# [Work to do]
Collect each line of the entries that holds the string "React".

_ _ _ _ _

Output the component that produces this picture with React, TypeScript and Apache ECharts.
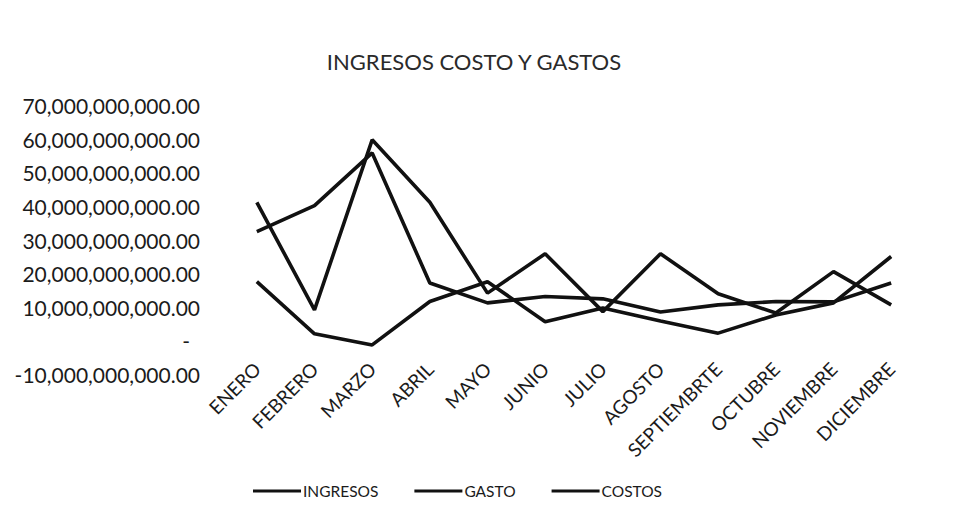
import React, { useEffect, useRef } from "react";
import * as echarts from "echarts";

const months = [
  "ENERO", "FEBRERO", "MARZO", "ABRIL", "MAYO", "JUNIO",
  "JULIO", "AGOSTO", "SEPTIEMBRTE", "OCTUBRE", "NOVIEMBRE", "DICIEMBRE",
];

const ingresos = [
  32.5e9, 40.2e9, 55.9e9, 17.2e9, 11.3e9, 13.2e9,
  12.5e9, 8.6e9, 10.7e9, 11.7e9, 11.6e9, 17.2e9,
];
const gasto = [
  17.6e9, 2.1e9, -1.2e9, 11.7e9, 17.6e9, 5.7e9,
  9.8e9, 5.9e9, 2.3e9, 7.7e9, 11.3e9, 25.1e9,
];
const costos = [
  41.2e9, 9.2e9, 59.8e9, 41.2e9, 14.2e9, 25.9e9,
  8.7e9, 25.9e9, 14.0e9, 8.3e9, 20.6e9, 10.7e9,
];

const yMin = -10e9;
const yMax = 70e9;
const yStep = 10e9;

const FONT = "Lato";
const INK = "#1b1b1b";

function fmt(v: number): string {
  const s = Math.abs(v)
    .toFixed(2)
    .replace(/\B(?=(\d{3})+(?!\d))/g, ",");
  return (v < 0 ? "-" : "") + s;
}

export default function App() {
  const ref = useRef<HTMLDivElement>(null);

  useEffect(() => {
    if (!ref.current) return;
    const chart = echarts.init(ref.current, null, { renderer: "svg" });
    const lineStyle = { color: "#111", width: 3.6 };
    chart.setOption({
      animation: false,
      backgroundColor: "#ffffff",
      title: {
        text: "INGRESOS COSTO Y GASTOS",
        left: 469,
        textAlign: "center",
        top: 45,
        textStyle: {
          fontFamily: FONT,
          fontSize: 22,
          fontWeight: "normal",
          color: "#2a2a2a",
        },
      },
      grid: { left: 228, right: 34, top: 105.5, bottom: 141.5 },
      xAxis: {
        type: "category",
        data: months,
        boundaryGap: true,
        axisLine: { show: false },
        axisTick: { show: false },
        splitLine: { show: false },
        axisLabel: {
          interval: 0,
          rotate: 45,
          margin: -9,
          fontFamily: FONT,
          fontSize: 19,
          color: INK,
        },
      },
      yAxis: {
        type: "value",
        min: yMin,
        max: yMax,
        interval: yStep,
        axisLine: { show: false },
        axisTick: { show: false },
        splitLine: { show: false },
        axisLabel: {
          margin: 28,
          fontFamily: FONT,
          fontSize: 21,
          color: INK,
          formatter: (v: number) => (v === 0 ? "{z|-}" : fmt(v)),
          rich: {
            z: {
              fontFamily: FONT,
              fontSize: 21,
              color: INK,
              padding: [0, 10, 0, 0],
            },
          },
        },
      },
      legend: {
        bottom: 12,
        left: 248,
        itemWidth: 48,
        itemHeight: 3,
        itemGap: 36,
        icon: "rect",
        textStyle: {
          fontFamily: FONT,
          fontSize: 15.5,
          color: INK,
          padding: [0, 0, 0, -3],
        },
        data: ["INGRESOS", "GASTO", "COSTOS"],
      },
      series: [
        {
          name: "INGRESOS",
          type: "line",
          data: ingresos,
          showSymbol: false,
          symbol: "none",
          lineStyle,
          itemStyle: { color: "#111" },
        },
        {
          name: "GASTO",
          type: "line",
          data: gasto,
          showSymbol: false,
          symbol: "none",
          lineStyle,
          itemStyle: { color: "#111" },
        },
        {
          name: "COSTOS",
          type: "line",
          data: costos,
          showSymbol: false,
          symbol: "none",
          lineStyle,
          itemStyle: { color: "#111" },
        },
      ],
    });
    return () => chart.dispose();
  }, []);

  return (
    <div
      ref={ref}
      style={{ width: 954, height: 516, position: "absolute", left: 0, top: 0 }}
    />
  );
}
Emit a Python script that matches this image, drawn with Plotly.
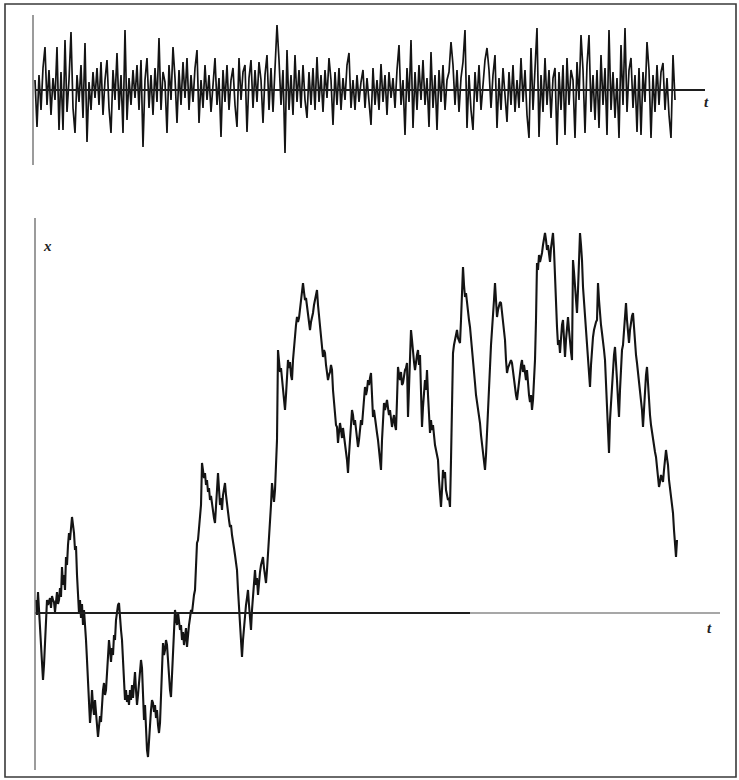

_ _ _ _ _

# [Written answer]
Output the component that produces this picture with React, TypeScript and Apache ECharts.
import React, { useEffect, useRef } from "react";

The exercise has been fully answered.